L'Inspecteur d'académie d'Ile-et-Vilaine a
récemment défrayé la chronique en qualifiant la langue bretonne d'"artificielle" et le département de non-brittophone.
Outre le fait qu'un fonctionnaire de la République n'a aucun droit de parler ainsi puisqu'il se met lui-même en contradiction avec l'article 75-1 de la Constitution Française stipulant que "les
langues régiona-les appartiennent au patrimoine de la France" (sic), cet inspecteur me permet de parler de l'Education Nationale et de son système libéral et jacobin (le
mélange des deux est un délice pour la diversité culturelle et la démocratie):
1. Les filières bretonnes n'ont pas le droit au même traitement que les classes dites "normales". Ainsi, à Bruz, l'école Jacques Prévert, avec 138 élèves comptent 4 classes pour 5 dans l'école
Champ l'évèque qui n'en compte "que" 132. Loin de moi l'idée de vouloir tirer vers le bas, mais force est de constater que 49 enfants en filière bilingue dans une même classe, c'est un peu lourd
pédagogiquement parlant! Quel argument pour ne pas ouvrir un deuxième poste? Néant. A l'heure où je vous parle, les enfants ont été séparés et certains ont du renoncer à apprendre le breton
(comme quoi, la demande existe, mais n'est pas suivie par l'offre).
2. Le breton est méprisé par un Etat qui ne reconnaît que la francophonie au titre de la diversité culturelle. Petite nouveauté, les langues dites "utiles" apparaissent dans nos établissements!
Ainsi, à Lorient, un pôle de chinois apparaît sur deux collèges. Quel zèle pour une classe qui ne comptera sans doute pas autant d'élèves qu'une classe bilingue français-breton d'ici deux ans! Je
ne parle pas des profs de latin plus nombreux que les profs de breton. L'Education se privatise et le breton (de même que les arts plastiques, le sport ou la musique) vont connaître de plus en
plus de difficulté pour justifier leur pertinence économique.
3. Le silence du Rectorat est une technique bien connue des services de l'Etat. Laisser pourrir la situation (comme tous les ans) pour décourager les parents mobilisés. Ainsi, chaque année, ce
sont des dizaines d'enfants qui passent d'une filière bilingue à une filière monolingue. Il est certain qu'à ce rythme, Le Drian peut se brosser pour atteindre les 20000 enfants scolarisés en
2010. On sait pertinemment que l'UMP va se placer sur ces sujets pour les régionales... Qu'ils ne prennent pas les bretons pour des jambons, l'Etat est tout puissant en France et le Conseil
régional de Bretagne est un nain politique. Si l'UMP n'est pas à la tête de l'institution régionale, il est à la tête de l'Etat, du gouvernement et du Parlement! Quid de la loi "Le Fur" en
2009?
4. On remarquera aussi l'éternelle méthode de l'Etat qui cherche à diviser les parents, à monter les filières les unes contre les autres, à faire croire qu'il s'agit de problème de recrutement.

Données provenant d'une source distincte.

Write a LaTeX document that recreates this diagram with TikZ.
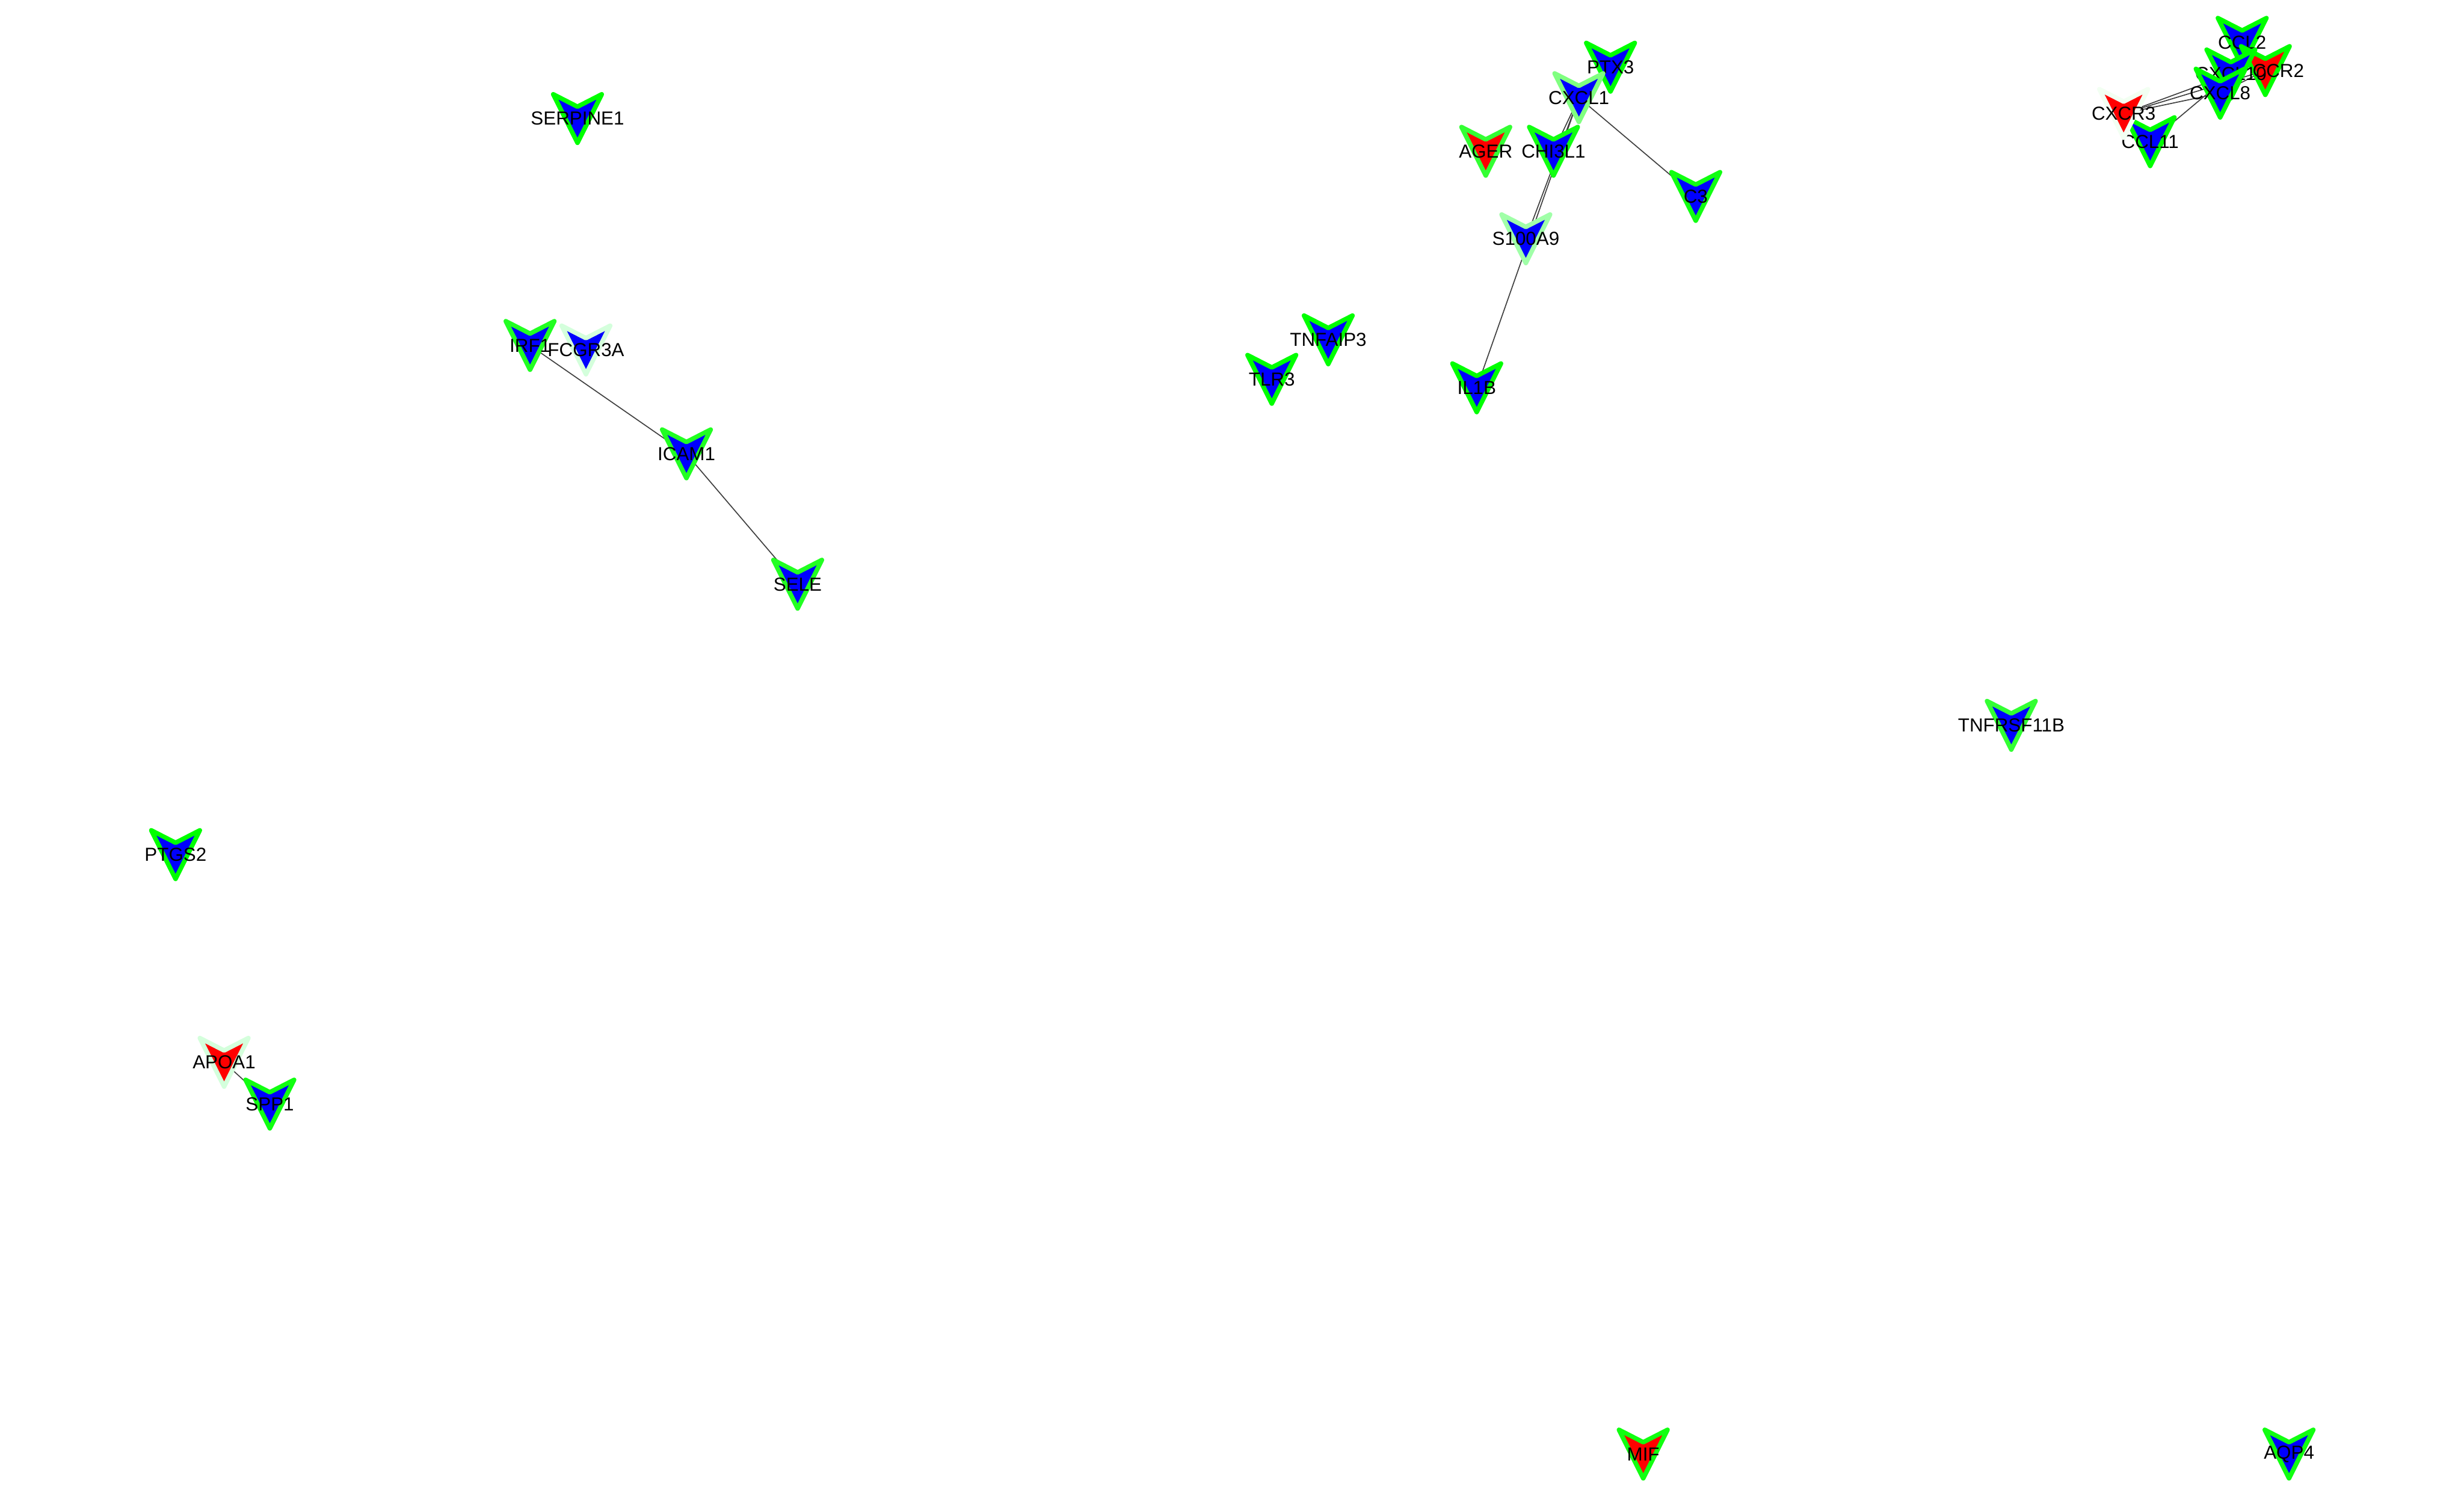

Il est vrai qu'il n'existe qu'un IUFM bilingue en Bretagne (à St Brieuc) et que les formés sont essentiellement nommés en Côtes d'Armor. Qu'attend donc l'Etat pour améliorer ce système en
donnant la compétence linguistique au Conseil régional ou mieux, en rendant la Bretagne autonome? Comme le groupe UDB au Conseil régional de Bretagne l'a écrit à Luc Châtel, "vous avez
promis aux français de ne pas être le ministre du statu quo, nous vous demandons donc d'avancer concrêtement en matière d'enseignement bilingue (...)".
Bon, je m'arrête là, mais il y aurait tant à dire. L'enseignement en bilingue a été reconnu comme efficace en Bretagne comme ailleurs. Mais il faut comprendre qu'en ne défendant pas les filières
bilingues, c'est l'Education en général que vous ne défendez pas. Car le breton est la première matière. Ensuite viendront les autres... et quand on commencera à toucher à la philo (diantre, cela
fait réfléchir... à quoi ça sert?), à l'histoire (on ne va quand même pas leur apprendre que la crise de 29 est la cause principale de la seconde guerre mondiale!), à la géographie
("territoires"? Parlez moi plutôt d'"administration", "coloniale" si possible)... Le bruit du silence est assourdissant.